Integrating Equipment Footprint With Flooring Zones and Boundaries
Equipment footprints and flooring zones should reinforce each other. Flooring boundaries can help define where circulation ends and training footprints begin, which improves passive safety and reduces ambiguous “shared space” where congestion grows.
When layout and flooring are planned together, future equipment changes are also easier to manage because zones remain stable even if individual items are swapped. This is part of treating the facility as an integrated planning system rather than a collection of separate fit-out choices, which sits within broader guidance on planning commercial spaces around circulation, safety, and long-term change.
Maintenance Access and Refurbishment Readiness
Commercial gyms need layouts that support access for maintenance and replacement without shutting down whole zones. Tight clusters and narrow access routes increase downtime because large equipment cannot be moved or serviced without disrupting adjacent areas.
Build in practical access routes for moving large items and allow for phased swaps by keeping zones modular. This is also where equipment selection and footprint planning matter: choosing mixes that allow consistent spacing standards across a zone reduces the need for disruptive layout rework later, and should be considered alongside equipment planning choices that affect footprint, servicing, and day-to-day operation.
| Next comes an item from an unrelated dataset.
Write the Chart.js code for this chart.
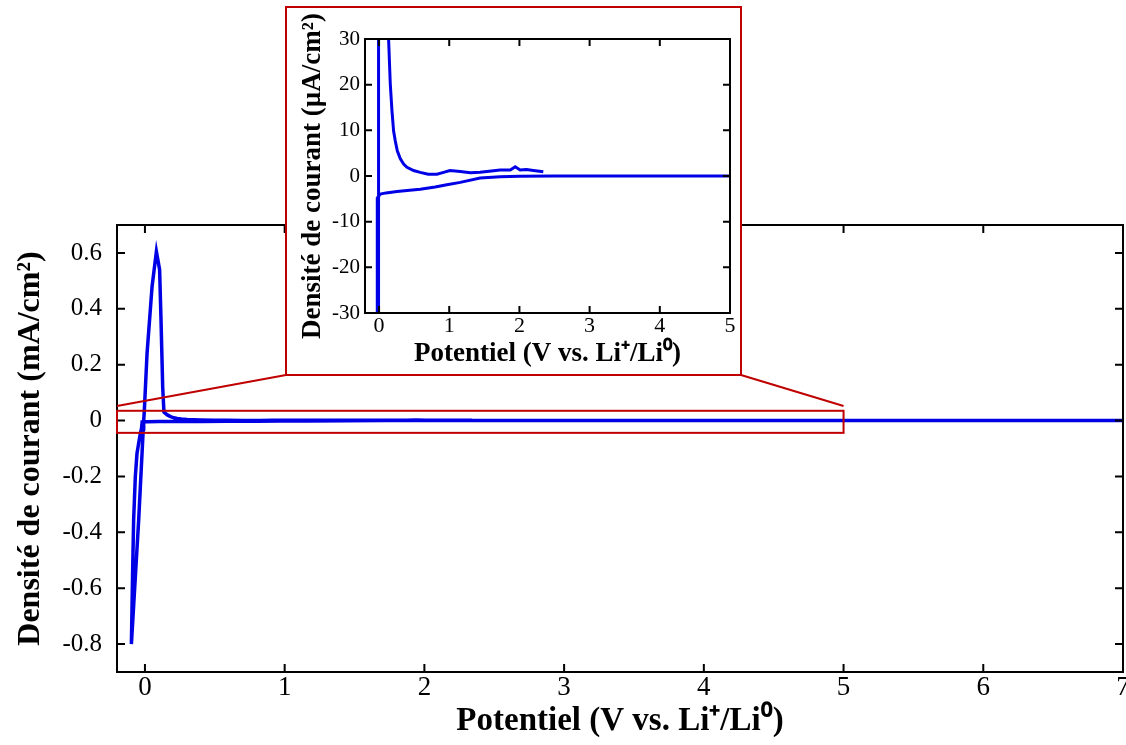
<!DOCTYPE html>
<html>
<head>
<meta charset="utf-8">
<script src="https://cdn.jsdelivr.net/npm/chart.js@4.4.1/dist/chart.umd.min.js"></script>
<style>
  body { margin: 0; background: #fff; }
  #wrap { position: relative; width: 1126px; height: 745px; }
  #mainChart { position: absolute; left: 0; top: 0; }
  #insetBox {
    position: absolute; left: 285px; top: 6px; width: 453px; height: 366px;
    border: 2px solid #c00000; background: #fff;
  }
  #insetChart { position: absolute; left: 0; top: 0; }
</style>
</head>
<body>
<div id="wrap">
  <canvas id="mainChart" width="1126" height="745"></canvas>
  <div id="insetBox"><canvas id="insetChart" width="453" height="366"></canvas></div>
</div>
<script>
// potential (V vs Li+/Li0) and current density (mA/cm2), one sweep in drawing order
const potential = [7, 6, 5, 4, 3, 2.5, 2.0, 1.726, 1.44, 1.157, 0.966, 0.8, 0.587, 0.4, 0.255, 0.1, 0.018, -0.02, -0.025,
  -0.033, -0.057, -0.069, -0.081, -0.088, -0.097,
  -0.045, -0.012, -0.009, -0.005, 0.015, 0.051, 0.082, 0.105, 0.115, 0.127, 0.136,
  0.16, 0.184, 0.207, 0.231, 0.26, 0.302, 0.35, 0.398, 0.492, 0.587, 0.7, 0.825, 0.92, 1.01, 1.157, 1.3, 1.44, 1.6, 1.726, 1.87, 1.94, 2.01, 2.1, 2.2, 2.34];
const currentDensity = [0, 0, 0, 0, 0, 0, -0.00005, -0.00015, -0.00045, -0.0014, -0.0019, -0.0024, -0.0029, -0.0032, -0.0034, -0.0037, -0.00395, -0.0047, -0.03,
  -0.046, -0.118, -0.202, -0.357, -0.537, -0.80,
  -0.357, -0.03, 0, 0.03, 0.24, 0.48, 0.605, 0.54, 0.36, 0.12, 0.03,
  0.0202, 0.0143, 0.0099, 0.0077, 0.0055, 0.0038, 0.0026, 0.0019, 0.0012, 0.0008, 0.0004, 0.0004, 0.0008, 0.0012, 0.001, 0.0007, 0.0008, 0.0011, 0.0013, 0.0013, 0.002, 0.0013, 0.0014, 0.0012, 0.00095];

const mainXTicks = [0, 1, 2, 3, 4, 5, 6, 7];
const mainYTicks = [-0.8, -0.6, -0.4, -0.2, 0, 0.2, 0.4, 0.6];
const insetXTicks = [0, 1, 2, 3, 4, 5];
const insetYTicks = [-30, -20, -10, 0, 10, 20, 30];

// zoom window shown in the inset (main units)
const zoomX = [-0.2, 5];
const zoomY = [-0.044, 0.035];
const connectY = 0.052;

const serif = 'Liberation Serif, Times New Roman, serif';
const red = '#c00000';
const blue = '#0000e6';

// frame with inward ticks on all four sides
const frameTicks = {
  id: 'frameTicks',
  afterDraw(chart, args, opts) {
    const {ctx, chartArea: a, scales: {x, y}} = chart;
    const L = opts.len;
    ctx.save();
    ctx.strokeStyle = '#000';
    ctx.lineWidth = opts.width;
    ctx.beginPath();
    x.ticks.forEach(t => {
      const px = x.getPixelForValue(t.value);
      ctx.moveTo(px, a.bottom); ctx.lineTo(px, a.bottom - L);
      ctx.moveTo(px, a.top); ctx.lineTo(px, a.top + L);
    });
    y.ticks.forEach(t => {
      const py = y.getPixelForValue(t.value);
      ctx.moveTo(a.left, py); ctx.lineTo(a.left + L, py);
      ctx.moveTo(a.right, py); ctx.lineTo(a.right - L, py);
    });
    ctx.stroke();
    ctx.strokeRect(a.left, a.top, a.right - a.left, a.bottom - a.top);
    ctx.restore();
  }
};

// red zoom rectangle and connectors to the inset box
const zoomBox = {
  id: 'zoomBox',
  afterDraw(chart) {
    const {ctx, scales: {x, y}} = chart;
    const x0 = x.getPixelForValue(zoomX[0]), x1 = x.getPixelForValue(zoomX[1]);
    const y0 = y.getPixelForValue(zoomY[1]), y1 = y.getPixelForValue(zoomY[0]);
    const cy = y.getPixelForValue(connectY);
    const box = document.getElementById('insetBox');
    const bl = box.offsetLeft + 1, br = box.offsetLeft + box.offsetWidth - 1;
    const bb = box.offsetTop + box.offsetHeight - 1;
    ctx.save();
    ctx.strokeStyle = red;
    ctx.lineWidth = 2;
    ctx.strokeRect(x0, y0, x1 - x0, y1 - y0);
    ctx.beginPath();
    ctx.moveTo(x0, cy); ctx.lineTo(bl, bb);
    ctx.moveTo(x1, cy); ctx.lineTo(br, bb);
    ctx.stroke();
    ctx.restore();
  }
};

// fixed axis sizes, no extra room for edge labels
const fixX = h => s => { s.height = h; s.paddingLeft = 0; s.paddingRight = 0; };
const fixY = w => s => { s.width = w; s.paddingTop = 0; s.paddingBottom = 0; };

const mainPoints = potential.map((v, i) => ({x: v, y: currentDensity[i]}));
const insetPoints = potential.map((v, i) => ({x: v, y: currentDensity[i] * 1000}));

new Chart(document.getElementById('mainChart'), {
  type: 'line',
  data: {
    datasets: [{
      data: mainPoints,
      borderColor: blue,
      borderWidth: 3.5,
      pointRadius: 0,
      tension: 0
    }]
  },
  options: {
    responsive: false,
    animation: false,
    layout: { padding: { top: 225, right: 3, left: 0, bottom: 0 } },
    plugins: {
      legend: { display: false },
      tooltip: { enabled: false },
      frameTicks: { len: 8, width: 2 }
    },
    scales: {
      x: {
        type: 'linear', min: -0.2, max: 7,
        afterBuildTicks: s => { s.ticks = mainXTicks.map(v => ({value: v})); },
        afterFit: fixX(73),
        grid: { display: false, drawTicks: false }, border: { display: false },
        ticks: { color: '#000', padding: 0, font: { family: serif, size: 27 }, callback: v => String(v) },
        title: {
          display: true, text: 'Potentiel (V vs. Li\u207A/Li\u2070)', color: '#000',
          font: { family: serif, size: 33, weight: 'bold', lineHeight: 1.2 }, padding: { top: 0, bottom: 4 }
        }
      },
      y: {
        type: 'linear', min: -0.9, max: 0.7,
        afterBuildTicks: s => { s.ticks = mainYTicks.map(v => ({value: v})); },
        afterFit: fixY(117),
        grid: { display: false, drawTicks: false }, border: { display: false },
        ticks: { color: '#000', padding: 15, font: { family: serif, size: 25 }, callback: v => String(v) },
        title: {
          display: true, text: 'Densité de courant (mA/cm²)', color: '#000',
          font: { family: serif, size: 32, weight: 'bold', lineHeight: 1.2 }, padding: { top: 12, bottom: 0 }
        }
      }
    }
  },
  plugins: [frameTicks, zoomBox]
});

new Chart(document.getElementById('insetChart'), {
  type: 'line',
  data: {
    datasets: [{
      data: insetPoints,
      borderColor: blue,
      borderWidth: 3,
      pointRadius: 0,
      tension: 0
    }]
  },
  options: {
    responsive: false,
    animation: false,
    layout: { padding: { top: 31, right: 10, left: 0, bottom: 0 } },
    plugins: {
      legend: { display: false },
      tooltip: { enabled: false },
      frameTicks: { len: 7, width: 2 }
    },
    scales: {
      x: {
        type: 'linear', min: -0.2, max: 5,
        afterBuildTicks: s => { s.ticks = insetXTicks.map(v => ({value: v})); },
        afterFit: fixX(61),
        grid: { display: false, drawTicks: false }, border: { display: false },
        ticks: { color: '#000', padding: 0, font: { family: serif, size: 22 }, callback: v => String(v) },
        title: {
          display: true, text: 'Potentiel (V vs. Li\u207A/Li\u2070)', color: '#000',
          font: { family: serif, size: 27, weight: 'bold', lineHeight: 1.2 }, padding: { top: 0, bottom: 4 }
        }
      },
      y: {
        type: 'linear', min: -30, max: 30,
        afterBuildTicks: s => { s.ticks = insetYTicks.map(v => ({value: v})); },
        afterFit: fixY(78),
        grid: { display: false, drawTicks: false }, border: { display: false },
        ticks: { color: '#000', padding: 5, font: { family: serif, size: 21 }, callback: v => String(v) },
        title: {
          display: true, text: 'Densité de courant (µA/cm²)', color: '#000',
          font: { family: serif, size: 27, weight: 'bold', lineHeight: 1.2 }, padding: { top: 10, bottom: 0 }
        }
      }
    }
  },
  plugins: [frameTicks]
});
</script>
</body>
</html>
How Commercial Layout Priorities Differ From Other Environments
In school settings, supervision models, safeguarding constraints, and timetabled use reduce the unpredictability of circulation but increase the need for controlled access and clear staff oversight. In corporate gyms, peak patterns are often narrower and equipment use is typically less continuous across the day.
Commercial gyms have longer peak windows, higher churn, more mixed experience levels, and more queue pressure on specific equipment categories. Layout sequencing and spacing therefore function as operational risk controls: they reduce congestion, protect circulation routes, and keep staff oversight workable without relying on active intervention.
Using Layout Sequencing and Spacing as Daily Operational Controls
A busy commercial gym layout succeeds when movement remains predictable at peak times, queues do not spill into circulation, and equipment areas stay usable without constant staff management. Sequencing zones to reduce cross-traffic, spacing for simultaneous use, and protecting circulation routes are the practical controls that deliver that outcome.